Today, almost all the programming languages
use dynamic memory allocation.
This allows object to be allocated/deallocated even if their total size was not
known at the time that the program was compiled and its life time too. A
dynamically allocated object is stored on a heap, rather than on the stack or
statically (data segment). Heap allows to -
a.
Choose dynamically the size of
new objects
b.
Define and use recursive data
structures such as lists, trees and maps
c.
Return newly created objects to
the parent procedure
d.
Return a function as the result
of another function
Heap allocated objects are accessed through
references. Typically, a reference is a pointer to the object.
Why do I
need Automatic Memory Management?
This is the question that comes in mind
when we think about our conventional ways of handling memory allocation and
automatic memory management. I have written this code and I am completely aware
of what is going on into the code, then what is the need to rely on automatic
memory management? Let’s take a look at the possible issues with Explicit
memory allocation.
If I need to handle the memory management,
I can use operators like free or delete to free the memory. Still there are
some issues that can arise like dangling
pointers. Sometimes the memory can be freed prematurely even if it is
being referenced. This causes the program to go unstable. If the program uses
the pointer reference to go further with the execution, the results are
unpredictable. If you are lucky, the program will crash immediately and then
the debugging can begin. In other cases, the program can lead further with the
execution and provide you the incorrect result. This makes the situation worst
as you are not exactly aware of what’s happening behind the scene.
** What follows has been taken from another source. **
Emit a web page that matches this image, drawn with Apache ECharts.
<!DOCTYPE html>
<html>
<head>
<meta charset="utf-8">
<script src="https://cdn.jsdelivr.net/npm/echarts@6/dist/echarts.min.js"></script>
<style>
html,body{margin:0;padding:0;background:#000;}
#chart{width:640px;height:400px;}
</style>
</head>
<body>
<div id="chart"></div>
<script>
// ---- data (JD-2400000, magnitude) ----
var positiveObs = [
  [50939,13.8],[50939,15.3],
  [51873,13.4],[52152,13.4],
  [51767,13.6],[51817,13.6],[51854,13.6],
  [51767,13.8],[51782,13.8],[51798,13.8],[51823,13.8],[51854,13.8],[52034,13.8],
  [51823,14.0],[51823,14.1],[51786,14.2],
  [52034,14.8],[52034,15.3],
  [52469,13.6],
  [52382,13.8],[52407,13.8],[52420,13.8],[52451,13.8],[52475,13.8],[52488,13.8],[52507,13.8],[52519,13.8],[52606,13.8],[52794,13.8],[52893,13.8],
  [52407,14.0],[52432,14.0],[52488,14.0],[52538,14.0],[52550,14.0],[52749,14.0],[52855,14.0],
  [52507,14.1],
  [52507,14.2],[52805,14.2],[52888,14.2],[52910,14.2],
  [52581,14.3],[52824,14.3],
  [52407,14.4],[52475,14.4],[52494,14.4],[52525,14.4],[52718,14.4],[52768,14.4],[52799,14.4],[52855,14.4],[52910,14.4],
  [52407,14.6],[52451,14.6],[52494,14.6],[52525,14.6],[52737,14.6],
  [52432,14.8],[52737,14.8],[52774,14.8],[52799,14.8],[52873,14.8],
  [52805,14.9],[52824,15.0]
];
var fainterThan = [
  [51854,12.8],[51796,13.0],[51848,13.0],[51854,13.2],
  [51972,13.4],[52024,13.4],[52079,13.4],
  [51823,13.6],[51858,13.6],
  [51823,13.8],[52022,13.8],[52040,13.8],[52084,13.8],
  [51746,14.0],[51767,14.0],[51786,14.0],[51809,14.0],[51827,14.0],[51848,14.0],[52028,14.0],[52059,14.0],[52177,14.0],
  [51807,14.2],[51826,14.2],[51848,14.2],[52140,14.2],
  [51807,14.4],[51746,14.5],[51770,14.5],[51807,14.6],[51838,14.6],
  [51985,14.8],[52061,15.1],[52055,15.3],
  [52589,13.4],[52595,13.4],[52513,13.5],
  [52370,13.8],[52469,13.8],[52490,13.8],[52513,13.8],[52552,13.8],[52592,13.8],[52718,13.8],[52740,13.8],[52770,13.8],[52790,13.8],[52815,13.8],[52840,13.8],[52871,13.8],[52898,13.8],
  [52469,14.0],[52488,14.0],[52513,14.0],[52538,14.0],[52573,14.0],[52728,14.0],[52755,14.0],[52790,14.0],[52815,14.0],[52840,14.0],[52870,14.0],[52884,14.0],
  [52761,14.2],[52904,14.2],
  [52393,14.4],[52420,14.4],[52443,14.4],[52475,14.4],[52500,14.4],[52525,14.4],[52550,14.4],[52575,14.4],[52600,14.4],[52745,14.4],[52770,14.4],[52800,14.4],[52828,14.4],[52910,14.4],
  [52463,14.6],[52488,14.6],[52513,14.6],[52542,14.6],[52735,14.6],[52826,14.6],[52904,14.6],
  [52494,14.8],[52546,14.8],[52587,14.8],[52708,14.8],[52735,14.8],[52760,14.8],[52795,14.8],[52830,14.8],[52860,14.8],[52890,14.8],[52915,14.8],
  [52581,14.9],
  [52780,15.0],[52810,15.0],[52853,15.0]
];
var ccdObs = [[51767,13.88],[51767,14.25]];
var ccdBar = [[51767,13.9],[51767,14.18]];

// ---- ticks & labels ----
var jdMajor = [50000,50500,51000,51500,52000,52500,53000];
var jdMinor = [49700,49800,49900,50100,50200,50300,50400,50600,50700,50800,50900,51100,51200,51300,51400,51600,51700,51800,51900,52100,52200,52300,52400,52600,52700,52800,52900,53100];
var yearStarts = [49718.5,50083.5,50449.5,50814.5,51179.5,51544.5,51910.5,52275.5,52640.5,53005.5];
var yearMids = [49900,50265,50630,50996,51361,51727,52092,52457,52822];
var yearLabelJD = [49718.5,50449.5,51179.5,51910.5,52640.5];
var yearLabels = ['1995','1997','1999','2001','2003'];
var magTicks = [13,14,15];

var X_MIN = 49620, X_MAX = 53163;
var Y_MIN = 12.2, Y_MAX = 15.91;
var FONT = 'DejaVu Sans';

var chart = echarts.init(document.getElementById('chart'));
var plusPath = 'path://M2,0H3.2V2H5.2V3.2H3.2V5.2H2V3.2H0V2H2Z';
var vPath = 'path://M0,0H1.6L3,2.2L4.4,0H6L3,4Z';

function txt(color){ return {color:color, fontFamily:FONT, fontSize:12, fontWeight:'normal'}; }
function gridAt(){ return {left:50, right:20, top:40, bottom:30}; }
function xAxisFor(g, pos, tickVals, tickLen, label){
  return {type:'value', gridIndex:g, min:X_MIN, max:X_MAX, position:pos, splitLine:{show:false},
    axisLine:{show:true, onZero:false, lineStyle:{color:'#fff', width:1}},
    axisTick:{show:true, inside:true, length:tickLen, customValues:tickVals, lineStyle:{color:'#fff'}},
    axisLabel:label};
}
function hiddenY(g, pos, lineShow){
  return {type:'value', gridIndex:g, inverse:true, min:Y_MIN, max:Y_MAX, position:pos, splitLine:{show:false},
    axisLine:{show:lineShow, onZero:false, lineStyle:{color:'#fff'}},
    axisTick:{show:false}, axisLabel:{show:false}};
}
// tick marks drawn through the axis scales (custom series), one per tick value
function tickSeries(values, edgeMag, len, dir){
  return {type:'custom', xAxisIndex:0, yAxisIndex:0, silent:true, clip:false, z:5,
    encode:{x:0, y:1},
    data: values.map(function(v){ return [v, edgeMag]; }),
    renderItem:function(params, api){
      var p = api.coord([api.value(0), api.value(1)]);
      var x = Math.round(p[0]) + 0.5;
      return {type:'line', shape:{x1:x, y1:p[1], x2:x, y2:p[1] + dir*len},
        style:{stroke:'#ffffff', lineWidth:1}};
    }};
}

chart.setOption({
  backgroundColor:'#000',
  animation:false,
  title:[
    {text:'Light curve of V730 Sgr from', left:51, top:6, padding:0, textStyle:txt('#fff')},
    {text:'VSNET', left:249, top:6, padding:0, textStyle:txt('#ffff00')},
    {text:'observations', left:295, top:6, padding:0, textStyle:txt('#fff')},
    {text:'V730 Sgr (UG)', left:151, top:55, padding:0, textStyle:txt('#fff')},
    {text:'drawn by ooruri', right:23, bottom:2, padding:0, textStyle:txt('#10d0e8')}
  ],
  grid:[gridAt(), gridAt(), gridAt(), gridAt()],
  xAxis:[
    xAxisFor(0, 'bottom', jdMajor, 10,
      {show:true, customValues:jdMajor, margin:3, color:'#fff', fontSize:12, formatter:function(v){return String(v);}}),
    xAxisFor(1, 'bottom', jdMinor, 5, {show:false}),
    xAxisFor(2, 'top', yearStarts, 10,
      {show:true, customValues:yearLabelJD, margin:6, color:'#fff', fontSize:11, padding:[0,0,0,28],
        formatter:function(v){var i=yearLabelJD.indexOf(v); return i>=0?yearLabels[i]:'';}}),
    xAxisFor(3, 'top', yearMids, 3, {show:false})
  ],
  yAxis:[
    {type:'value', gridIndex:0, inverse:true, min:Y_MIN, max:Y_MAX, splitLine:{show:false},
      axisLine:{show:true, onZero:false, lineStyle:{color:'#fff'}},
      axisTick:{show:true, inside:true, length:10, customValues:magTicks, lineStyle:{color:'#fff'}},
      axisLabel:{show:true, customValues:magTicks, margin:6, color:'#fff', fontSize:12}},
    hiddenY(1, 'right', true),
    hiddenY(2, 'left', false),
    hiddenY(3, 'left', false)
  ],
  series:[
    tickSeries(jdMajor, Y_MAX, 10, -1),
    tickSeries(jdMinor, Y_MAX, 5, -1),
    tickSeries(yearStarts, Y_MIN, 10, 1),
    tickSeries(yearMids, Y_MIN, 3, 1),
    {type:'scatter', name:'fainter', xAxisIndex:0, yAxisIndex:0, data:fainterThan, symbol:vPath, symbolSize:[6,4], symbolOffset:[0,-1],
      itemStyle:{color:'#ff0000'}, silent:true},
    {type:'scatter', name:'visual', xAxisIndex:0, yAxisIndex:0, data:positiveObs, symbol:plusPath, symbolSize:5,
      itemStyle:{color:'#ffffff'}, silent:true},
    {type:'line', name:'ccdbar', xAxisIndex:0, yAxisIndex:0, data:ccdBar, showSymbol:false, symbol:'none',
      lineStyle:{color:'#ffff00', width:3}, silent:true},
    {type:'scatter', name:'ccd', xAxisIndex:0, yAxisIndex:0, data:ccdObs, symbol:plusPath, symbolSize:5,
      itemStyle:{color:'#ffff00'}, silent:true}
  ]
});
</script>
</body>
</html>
The next issue is that the developer fails
to free the memory- causing Memory
Leak. For the small applications, this loss can be benign but in case
of large applications, memory leak can show its significant appearance and
effect. The Memory leak can further lead to memory management issues for
allocating the memory and further may cause your application to go Out Of Memory.
This issue further becomes more serious
when we talk about multithreaded applications or multiprocessor machines. What
if the particular object is being shared by two different processes? Or even in
worst case, the object is being shared by multiple threads. Now there is the
need for more advanced algorithms to make the objects thread-safe. This further
brings me to the quote-“Liveness is the global property.”
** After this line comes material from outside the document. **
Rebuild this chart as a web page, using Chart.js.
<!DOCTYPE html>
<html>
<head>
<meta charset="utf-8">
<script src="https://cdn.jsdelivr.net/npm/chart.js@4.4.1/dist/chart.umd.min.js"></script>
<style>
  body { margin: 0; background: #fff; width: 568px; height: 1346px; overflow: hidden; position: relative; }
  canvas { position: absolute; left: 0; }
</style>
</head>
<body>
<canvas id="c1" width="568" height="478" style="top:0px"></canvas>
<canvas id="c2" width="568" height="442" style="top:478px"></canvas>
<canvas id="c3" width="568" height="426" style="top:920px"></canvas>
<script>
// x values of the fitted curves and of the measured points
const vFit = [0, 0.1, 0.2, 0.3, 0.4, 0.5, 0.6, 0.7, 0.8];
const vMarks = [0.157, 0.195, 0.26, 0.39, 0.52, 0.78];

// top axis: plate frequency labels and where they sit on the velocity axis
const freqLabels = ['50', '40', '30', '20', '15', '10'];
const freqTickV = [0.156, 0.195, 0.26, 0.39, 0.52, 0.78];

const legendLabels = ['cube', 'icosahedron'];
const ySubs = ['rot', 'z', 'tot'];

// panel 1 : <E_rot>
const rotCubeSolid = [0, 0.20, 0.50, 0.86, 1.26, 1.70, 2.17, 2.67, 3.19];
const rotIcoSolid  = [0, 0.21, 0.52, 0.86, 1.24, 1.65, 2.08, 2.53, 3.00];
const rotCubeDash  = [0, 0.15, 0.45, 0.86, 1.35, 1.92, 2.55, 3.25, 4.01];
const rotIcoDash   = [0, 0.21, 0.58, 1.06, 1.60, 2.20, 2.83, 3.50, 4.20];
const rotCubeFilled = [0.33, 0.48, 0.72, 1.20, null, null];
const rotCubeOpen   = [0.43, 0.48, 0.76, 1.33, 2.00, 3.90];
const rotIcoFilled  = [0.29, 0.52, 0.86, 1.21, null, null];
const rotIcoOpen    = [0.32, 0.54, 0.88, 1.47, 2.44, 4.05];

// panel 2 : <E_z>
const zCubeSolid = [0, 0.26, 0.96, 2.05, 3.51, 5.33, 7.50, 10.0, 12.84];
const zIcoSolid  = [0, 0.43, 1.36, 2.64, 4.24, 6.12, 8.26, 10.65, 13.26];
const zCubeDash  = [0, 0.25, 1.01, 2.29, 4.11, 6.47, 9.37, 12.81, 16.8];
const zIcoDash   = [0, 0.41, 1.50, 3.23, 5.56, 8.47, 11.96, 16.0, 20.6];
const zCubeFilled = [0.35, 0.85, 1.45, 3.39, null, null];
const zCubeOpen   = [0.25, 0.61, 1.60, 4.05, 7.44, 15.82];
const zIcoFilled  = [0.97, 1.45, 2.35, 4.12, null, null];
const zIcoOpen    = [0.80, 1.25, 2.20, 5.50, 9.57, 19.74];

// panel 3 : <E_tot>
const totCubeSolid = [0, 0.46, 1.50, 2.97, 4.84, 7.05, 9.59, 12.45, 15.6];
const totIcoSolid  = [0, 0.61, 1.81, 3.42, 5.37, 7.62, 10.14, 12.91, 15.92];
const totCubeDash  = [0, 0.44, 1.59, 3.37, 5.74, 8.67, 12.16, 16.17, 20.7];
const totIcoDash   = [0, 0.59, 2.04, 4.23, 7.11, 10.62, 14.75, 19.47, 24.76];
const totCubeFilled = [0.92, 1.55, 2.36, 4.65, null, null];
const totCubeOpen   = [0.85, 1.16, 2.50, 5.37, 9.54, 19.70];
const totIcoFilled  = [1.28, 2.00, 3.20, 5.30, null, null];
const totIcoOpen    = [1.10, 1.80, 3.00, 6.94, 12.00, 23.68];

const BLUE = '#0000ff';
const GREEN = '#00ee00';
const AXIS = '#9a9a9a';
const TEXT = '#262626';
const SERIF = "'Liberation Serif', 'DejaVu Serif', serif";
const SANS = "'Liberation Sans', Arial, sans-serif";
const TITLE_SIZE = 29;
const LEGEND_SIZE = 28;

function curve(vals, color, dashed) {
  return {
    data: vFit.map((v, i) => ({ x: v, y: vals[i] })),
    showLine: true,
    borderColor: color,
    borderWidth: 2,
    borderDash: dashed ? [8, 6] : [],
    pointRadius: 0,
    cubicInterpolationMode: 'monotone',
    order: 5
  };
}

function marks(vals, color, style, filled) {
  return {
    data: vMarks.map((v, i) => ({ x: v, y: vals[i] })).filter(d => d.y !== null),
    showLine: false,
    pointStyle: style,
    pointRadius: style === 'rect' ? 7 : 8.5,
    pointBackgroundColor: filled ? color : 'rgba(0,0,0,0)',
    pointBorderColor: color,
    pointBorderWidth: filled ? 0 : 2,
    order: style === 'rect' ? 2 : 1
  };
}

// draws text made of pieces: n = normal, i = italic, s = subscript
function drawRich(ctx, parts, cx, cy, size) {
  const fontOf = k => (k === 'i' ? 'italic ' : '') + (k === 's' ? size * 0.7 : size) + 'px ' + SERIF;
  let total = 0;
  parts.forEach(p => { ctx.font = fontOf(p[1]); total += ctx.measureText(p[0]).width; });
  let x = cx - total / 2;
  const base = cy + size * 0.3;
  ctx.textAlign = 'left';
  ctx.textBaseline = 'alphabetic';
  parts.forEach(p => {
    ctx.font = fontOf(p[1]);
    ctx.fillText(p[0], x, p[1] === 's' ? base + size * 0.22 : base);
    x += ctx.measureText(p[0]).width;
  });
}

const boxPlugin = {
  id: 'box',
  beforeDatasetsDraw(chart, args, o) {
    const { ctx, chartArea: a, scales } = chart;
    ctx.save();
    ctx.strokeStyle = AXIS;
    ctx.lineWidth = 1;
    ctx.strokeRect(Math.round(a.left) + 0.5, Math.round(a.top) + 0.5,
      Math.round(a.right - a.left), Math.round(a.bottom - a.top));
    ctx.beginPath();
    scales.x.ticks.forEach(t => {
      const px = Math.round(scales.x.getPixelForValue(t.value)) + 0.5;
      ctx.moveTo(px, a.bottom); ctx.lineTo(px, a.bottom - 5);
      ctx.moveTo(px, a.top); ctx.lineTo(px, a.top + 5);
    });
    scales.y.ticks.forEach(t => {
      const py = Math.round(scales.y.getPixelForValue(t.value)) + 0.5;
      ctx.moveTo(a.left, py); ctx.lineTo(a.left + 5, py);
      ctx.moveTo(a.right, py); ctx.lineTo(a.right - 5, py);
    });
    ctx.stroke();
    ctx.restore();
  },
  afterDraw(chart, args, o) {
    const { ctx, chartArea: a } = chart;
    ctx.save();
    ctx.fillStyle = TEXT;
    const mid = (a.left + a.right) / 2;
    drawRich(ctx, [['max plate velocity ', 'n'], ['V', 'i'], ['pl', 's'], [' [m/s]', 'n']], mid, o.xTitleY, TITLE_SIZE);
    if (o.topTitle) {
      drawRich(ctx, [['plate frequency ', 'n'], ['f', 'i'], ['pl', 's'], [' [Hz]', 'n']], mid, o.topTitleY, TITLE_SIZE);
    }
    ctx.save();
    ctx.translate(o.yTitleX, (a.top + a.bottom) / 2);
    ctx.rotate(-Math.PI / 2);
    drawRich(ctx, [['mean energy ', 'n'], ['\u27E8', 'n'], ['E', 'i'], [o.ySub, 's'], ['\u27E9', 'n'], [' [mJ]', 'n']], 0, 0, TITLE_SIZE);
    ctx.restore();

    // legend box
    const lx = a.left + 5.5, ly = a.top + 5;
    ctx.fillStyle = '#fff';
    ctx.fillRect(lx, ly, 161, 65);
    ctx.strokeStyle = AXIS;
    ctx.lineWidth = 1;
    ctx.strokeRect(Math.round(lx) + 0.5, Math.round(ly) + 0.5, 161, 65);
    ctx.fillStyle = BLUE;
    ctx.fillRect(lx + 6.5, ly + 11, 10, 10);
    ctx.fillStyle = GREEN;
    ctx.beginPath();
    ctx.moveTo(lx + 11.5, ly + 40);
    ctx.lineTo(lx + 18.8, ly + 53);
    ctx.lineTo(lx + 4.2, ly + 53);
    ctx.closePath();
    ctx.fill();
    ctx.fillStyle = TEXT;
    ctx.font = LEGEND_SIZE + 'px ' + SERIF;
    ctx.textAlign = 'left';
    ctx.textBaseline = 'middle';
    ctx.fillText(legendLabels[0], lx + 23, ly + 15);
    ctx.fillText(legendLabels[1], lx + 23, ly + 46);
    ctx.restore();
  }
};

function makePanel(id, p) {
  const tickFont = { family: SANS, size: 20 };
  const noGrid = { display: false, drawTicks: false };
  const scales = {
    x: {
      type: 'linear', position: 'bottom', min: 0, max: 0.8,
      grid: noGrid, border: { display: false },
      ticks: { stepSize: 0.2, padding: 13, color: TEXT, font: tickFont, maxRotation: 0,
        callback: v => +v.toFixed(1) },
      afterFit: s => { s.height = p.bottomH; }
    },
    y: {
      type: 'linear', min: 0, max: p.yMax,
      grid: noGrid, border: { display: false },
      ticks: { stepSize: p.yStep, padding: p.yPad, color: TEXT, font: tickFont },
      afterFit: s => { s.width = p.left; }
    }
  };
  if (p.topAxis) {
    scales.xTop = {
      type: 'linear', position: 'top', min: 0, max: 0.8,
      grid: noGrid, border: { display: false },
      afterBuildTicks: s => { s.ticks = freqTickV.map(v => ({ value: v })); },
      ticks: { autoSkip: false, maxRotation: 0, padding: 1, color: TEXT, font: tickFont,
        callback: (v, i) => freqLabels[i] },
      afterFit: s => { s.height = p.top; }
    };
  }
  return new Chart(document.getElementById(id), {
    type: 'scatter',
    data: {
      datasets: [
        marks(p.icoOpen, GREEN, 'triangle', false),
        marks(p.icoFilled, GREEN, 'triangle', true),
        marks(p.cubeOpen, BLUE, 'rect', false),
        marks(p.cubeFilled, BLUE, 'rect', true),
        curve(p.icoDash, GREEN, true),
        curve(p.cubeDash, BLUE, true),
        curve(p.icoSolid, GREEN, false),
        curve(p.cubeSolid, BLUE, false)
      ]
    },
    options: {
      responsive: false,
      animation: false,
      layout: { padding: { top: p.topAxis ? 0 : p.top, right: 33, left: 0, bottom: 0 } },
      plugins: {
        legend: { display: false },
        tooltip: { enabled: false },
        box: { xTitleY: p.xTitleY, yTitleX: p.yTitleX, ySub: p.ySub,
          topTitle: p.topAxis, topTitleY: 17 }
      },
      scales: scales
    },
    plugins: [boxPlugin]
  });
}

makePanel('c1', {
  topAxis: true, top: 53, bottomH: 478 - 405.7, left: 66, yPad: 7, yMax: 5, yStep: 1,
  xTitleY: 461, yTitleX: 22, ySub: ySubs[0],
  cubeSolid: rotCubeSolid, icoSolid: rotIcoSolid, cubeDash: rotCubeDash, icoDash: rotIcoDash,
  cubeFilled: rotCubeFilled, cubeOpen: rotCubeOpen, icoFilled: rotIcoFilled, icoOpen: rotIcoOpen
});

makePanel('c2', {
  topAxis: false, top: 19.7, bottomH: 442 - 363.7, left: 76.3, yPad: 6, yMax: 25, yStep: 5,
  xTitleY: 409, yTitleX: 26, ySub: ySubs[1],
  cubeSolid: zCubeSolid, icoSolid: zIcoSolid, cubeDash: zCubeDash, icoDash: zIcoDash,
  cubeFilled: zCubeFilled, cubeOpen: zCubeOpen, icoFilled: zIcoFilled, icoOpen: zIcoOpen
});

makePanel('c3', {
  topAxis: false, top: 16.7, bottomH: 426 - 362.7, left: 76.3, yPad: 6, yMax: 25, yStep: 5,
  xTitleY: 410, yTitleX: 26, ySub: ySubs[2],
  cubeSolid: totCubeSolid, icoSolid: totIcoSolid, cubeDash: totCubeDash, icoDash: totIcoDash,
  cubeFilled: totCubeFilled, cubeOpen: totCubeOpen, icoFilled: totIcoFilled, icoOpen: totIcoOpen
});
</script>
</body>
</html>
But the way we deal with freeing the memory is local one. Underlines the need
of Automatic Memory Management.
Automatic
Memory Management:
The issues stated above can be addressed by
the Garbage Collection. The garbage collector reclaims memory only if the
object does not hold any references. Thus, Dangling Pointer issue is down now. Garbage
collector traces down the objects and
identifies the unreachable objects (the ones which are not being referenced - Garbage) and then are reclaimed. In case
of Automatic memory management, there will be only one collector running to
reclaim the memory, thus making the memory management thread-safe.
Garbage collection
marks every object currently not being referenced and frees the object. Thus
reducing the possibility of Memory Leak. Garbage Collector does not guarantee that
Memory Leak will not happen but still ensures that it brings down its
possibility. Every data structure that is not being referenced is released.
Also if it has children associated then they are also reclaimed. However it cannot
do anything if a particular data structure is going endlessly. Memory
management cannot be the issue of only Garbage Collector, but it is also responsibility
of Software Engineer.
Garbage
Collection Parameters:
Going forward we will be taking a look at
few collectors, any strategy/algorithm for garbage collections has its own
tradeoffs. We will list down and take a look at each performance parameter for
Garbage Collector.
Often, we are not able to find the perfect
algorithm for Garbage Collection. Every algorithm comes with its pros and cons.
Thus we need to trade-off on some parameters depending on our requirements. It
has been observed that every algorithm has its own standpoints and is 15%
faster than others on its few designated parameters.
1. Safety :
Most important parameter
for garbage collection. Garbage Collection should be safe. The garbage
collector must never reclaim the live objects. However this imposes a
performance cost on the implementation.
2. Throughput :
Every user wants his
program to run faster. Its one of the aspect concerned with garbage collection
is that the garbage collection should take very less time. This is the ratio of
marking/sweeping time. However the user is more interested to spend a very less
time for memory management task. Thus the complete process of memory
allocation/de-allocation should take less time. It is observed that the memory
allocation takes the more time as compared to collection. Thus there are few
approaches to reduce the memory allocation time. The approaches like
mark-sweep-compact, compacts the memory after collecting the objects to reduce
the fragmentation.
3. Completeness and
promptness :
Looking at garbage
collections ideally from the completeness
perspective, the garbage collection should collect all garbage in the memory, though
it is not always possible or desirable. However it is never advised to collect
the complete heap from performance perspective. Thus the heap can be divided in
generations and then collect each generation.
Taking a look further, the object which turns garbage
after a garbage collection is started is collected in next cycle. This object
is called as floating garbage. Thus
completeness cannot be the only property to look.
4. Pause Time :
It is always desired to
have less interference of garbage collector to the program execution. Many
garbage collectors introduce a pause time in the program execution as they stop
the memory operation during collection. It is always expected to have very less
pause time. Thus one of the approaches is to have generational garbage
collector where the heap is divided in generations. The more frequent and quick
collection takes place on the nursery generation and then very few collections
on old generation. This allows reducing the pause time. Still you need to deal
with the sizes of nursery and old generation to make sure that we achieve min
pause time.
Parallel garbage collectors
stop the world to perform collection but reduce the pause time by employing
multiple threads. Concurrent and incremental collectors aim to reduce pause times
still further by occasionally performing a small quantum of collection work
interleaved or in parallel with memory allocations.
We will take a look at other Garbage
Collection algorithms/policies in forthcoming post.